NCJ Number
215538
Date Published
2002
Length
145 pages
Annotation
This autobiography describes the criminal career (from childhood to manhood) of Terry Moses, who was raised in the projects of the Watts section of Los Angeles in the 1960s.
Abstract
The book describes the crimes Moses committed, his associations with his criminal peers, and his experiences in the criminal justice system. His first theft was at age nine, when he and some of his friends robbed the local milkman. This began a pattern of theft that eventually evolved into armed robbery. With the emergence of drug trafficking as a lucrative option, Moses obtained the kind of money selling heroin he could never have earned in a legitimate job.
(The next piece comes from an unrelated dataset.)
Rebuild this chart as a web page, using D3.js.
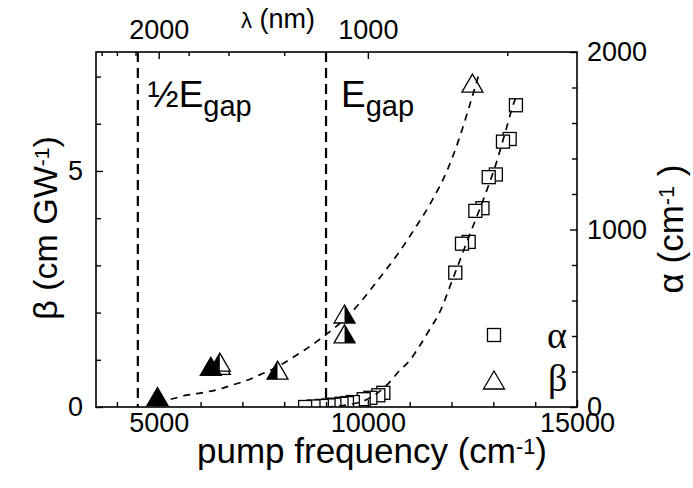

His criminal lifestyle of theft, violence, and drugs under the influence of gangs and like-minded peers persisted in the face of multiple incarcerations as a juvenile and an adult. None of his experiences while in custody and under the influence of the California corrections system changed his way of living after release. His imprisonments were but interruptions in his commitment to surviving and obtaining cash through his criminal activities. In his epilogue, Moses acknowledges that his story has no happy ending, as he reflects in this book on what brought him to his current imprisonment of 25 years to life for homicide. This sanction for his current conviction was made more severe under California's "three strikes" law. He wrote this autobiography to show that a "bad beginning will always lead to a bad ending." He does this by not only telling the story of his own life but the outcomes of some of his criminal cohorts, many of whom died violently.